Getting there and around: Budget airlines serve most major Italian cities from across Europe, and prices are reasonable if you book early and travel with carry-on only. Within Italy, Trenitalia and Italo run the high-speed rail network — booking in advance secures the cheapest fares, which can be remarkably low on certain routes. Buses are slower but cheaper for regional routes where trains don’t run.

Accommodation: Hostels exist and are good in most major cities. Agriturismos offer excellent value in rural areas, often with meals included. B&Bs run by families are frequently the best combination of price, character, and local knowledge. Avoid the international hotel chains — they cost more and offer less of what actually makes Italy worth visiting.

Food on a budget: The standing rule is simple — sit down costs more than standing up. A bar espresso at the counter costs €1 to €1.20. The same espresso at a table, especially in a piazza, can cost four times that. Lunch is the main meal of the day for most Italians, and a set lunch menu (menù del giorno) at a local trattoria — usually two courses with water and bread — will cost €10 to €15 and is almost always the best meal for money in any town. Supermarkets (Esselunga, Conad, and Coop are the main chains) have excellent, cheap prepared food and wine.

Free things: Almost every major church in Italy is free to enter and contains more art than most national museums. State museums are free on the first Sunday of every month. Most piazzas, markets, festivals, and viewpoints cost nothing. Walking is always free and usually the best way to see any Italian city.

When to go: April–June and September–October are the budget sweet spots.

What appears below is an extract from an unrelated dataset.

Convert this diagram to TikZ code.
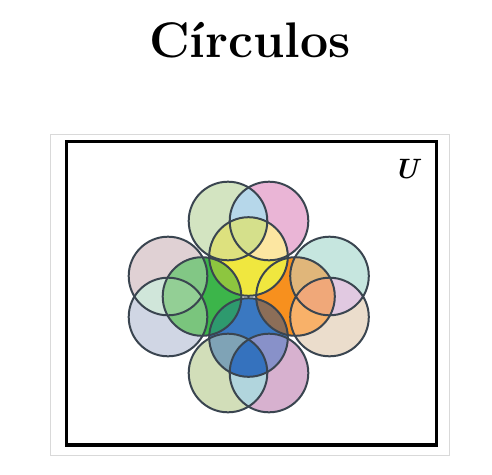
\documentclass[tikz,border=0pt]{standalone}
\usepackage{fontspec}
\usepackage{tikz}
\usetikzlibrary{calc}

\definecolor{rim}{HTML}{3A4550}
\definecolor{boxgray}{HTML}{D9D9D9}
% top petal
\definecolor{tlgreen}{HTML}{D3E4C1}
\definecolor{trpink}{HTML}{EAB5D6}
\definecolor{topcap}{HTML}{B6D7EA}
\definecolor{yel}{HTML}{F0E73F}
\definecolor{yeltl}{HTML}{DDE17E}
\definecolor{yeltr}{HTML}{FCE6A1}
\definecolor{yelboth}{HTML}{D5E08B}
% left petal
\definecolor{lumauve}{HTML}{E0D1D4}
\definecolor{ldgray}{HTML}{D0D6E4}
\definecolor{leftcap}{HTML}{D0E6DA}
\definecolor{grn}{HTML}{3CB54A}
\definecolor{grnlu}{HTML}{82C785}
\definecolor{grnld}{HTML}{7AC57D}
\definecolor{grnboth}{HTML}{93CF95}
% right petal
\definecolor{ruteal}{HTML}{C6E6DF}
\definecolor{rdpeach}{HTML}{EBDDCC}
\definecolor{rightcap}{HTML}{E1C9E1}
\definecolor{org}{HTML}{F7901E}
\definecolor{orgru}{HTML}{E0B67A}
\definecolor{orgrd}{HTML}{F8B169}
\definecolor{orgboth}{HTML}{F0A879}
% bottom petal
\definecolor{blolive}{HTML}{D2DEB9}
\definecolor{brpink}{HTML}{D7B1CF}
\definecolor{botcap}{HTML}{B1D5DD}
\definecolor{blu}{HTML}{3A78C1}
\definecolor{blubl}{HTML}{7FA3B6}
\definecolor{blubr}{HTML}{8891C9}
\definecolor{bluboth}{HTML}{3572BE}
% inner lenses
\definecolor{yelgrn}{HTML}{8DC63F}
\definecolor{blugrn}{HTML}{2E9A6E}
\definecolor{bluorg}{HTML}{8C6E58}

\begin{document}
\begin{tikzpicture}[x=1pt, y=-1pt, thick]
            \useasboundingbox (0,0) rectangle (492,474);
            \def\rr{39.3}

            \coordinate (TL) at (228,221);
            \coordinate (TR) at (269,221);
            \coordinate (Y) at (248.5,256.5);
            \coordinate (LU) at (168,276);
            \coordinate (LD) at (168,317);
            \coordinate (G) at (202,296.5);
            \coordinate (RU) at (329.5,276);
            \coordinate (RD) at (329.5,317);
            \coordinate (O) at (295.5,296.5);
            \coordinate (BL) at (228,373);
            \coordinate (BR) at (269,373);
            \coordinate (B) at (248.5,337.5);

            \node[anchor=base, font=\fontsize{50}{54}\selectfont\bfseries] (title) at (250,57.5) {Círculos};
            \draw[boxgray, line width=1.2pt] (50.7,134.3) rectangle (449.3,455.7);
            \draw[black, line width=3.3pt] (66.7,141.7) rectangle (436.7,445);
            \node[anchor=base, font=\fontsize{28}{30}\selectfont\bfseries\itshape] (U) at (406,178.5) {U};

            % top petal
            \fill[tlgreen] (TL) circle (\rr);
            \fill[trpink] (TR) circle (\rr);
            \begin{scope}
                \clip (TL) circle (\rr);
                \fill[topcap] (TR) circle (\rr);
            \end{scope}
            \fill[yel] (Y) circle (\rr);
            \begin{scope}
                \clip (Y) circle (\rr);
                \fill[yeltl] (TL) circle (\rr);
                \fill[yeltr] (TR) circle (\rr);
                \clip (TL) circle (\rr);
                \fill[yelboth] (TR) circle (\rr);
            \end{scope}

            % left petal
            \fill[lumauve] (LU) circle (\rr);
            \fill[ldgray] (LD) circle (\rr);
            \begin{scope}
                \clip (LU) circle (\rr);
                \fill[leftcap] (LD) circle (\rr);
            \end{scope}
            \fill[grn] (G) circle (\rr);
            \begin{scope}
                \clip (G) circle (\rr);
                \fill[grnlu] (LU) circle (\rr);
                \fill[grnld] (LD) circle (\rr);
                \clip (LU) circle (\rr);
                \fill[grnboth] (LD) circle (\rr);
            \end{scope}

            % right petal
            \fill[ruteal] (RU) circle (\rr);
            \fill[rdpeach] (RD) circle (\rr);
            \begin{scope}
                \clip (RU) circle (\rr);
                \fill[rightcap] (RD) circle (\rr);
            \end{scope}
            \fill[org] (O) circle (\rr);
            \begin{scope}
                \clip (O) circle (\rr);
                \fill[orgru] (RU) circle (\rr);
                \fill[orgrd] (RD) circle (\rr);
                \clip (RU) circle (\rr);
                \fill[orgboth] (RD) circle (\rr);
            \end{scope}

            % bottom petal
            \fill[blolive] (BL) circle (\rr);
            \fill[brpink] (BR) circle (\rr);
            \begin{scope}
                \clip (BL) circle (\rr);
                \fill[botcap] (BR) circle (\rr);
            \end{scope}
            \fill[blu] (B) circle (\rr);
            \begin{scope}
                \clip (B) circle (\rr);
                \fill[blubl] (BL) circle (\rr);
                \fill[blubr] (BR) circle (\rr);
                \clip (BL) circle (\rr);
                \fill[bluboth] (BR) circle (\rr);
            \end{scope}

            % lenses between the inner circles
            \begin{scope}
                \clip (Y) circle (\rr);
                \fill[yelgrn] (G) circle (\rr);
                \fill[yel] (O) circle (\rr);
            \end{scope}
            \begin{scope}
                \clip (B) circle (\rr);
                \fill[blugrn] (G) circle (\rr);
                \fill[bluorg] (O) circle (\rr);
            \end{scope}

            \foreach \c in {TL,TR,Y,LU,LD,G,RU,RD,O,BL,BR,B}
                \draw[rim, line width=2pt] (\c) circle (\rr);
        \end{tikzpicture}
\end{document}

Avoid August unless you’re specifically going to the beach, and even then, book accommodation early because Italians holiday in Italy in August and things fill up fast.


One Last Thing Before You Go

Italy is one of those places that gets under your skin in a way that’s hard to explain to anyone who hasn’t been. You’ll come home from it feeling somehow more alive, more opinionated about pasta, more willing to sit still for an hour with a glass of wine and just watch the light change on an old stone wall.

None of that costs very much. The memories that will outlast the trip — the meal where you accidentally ordered something extraordinary, the street you wandered down that turned into a fresco-covered church, the conversation you had in broken Italian with someone’s grandmother — those aren’t on any budget spreadsheet.

Go slowly. Eat the things you can’t find at home. Walk past the places that are photographed and find the ones that aren’t. Italy is inexhaustible, and it is more generous to the curious, careful traveller than almost anywhere else on earth. You don’t need a lot of money. You just need to be paying attention.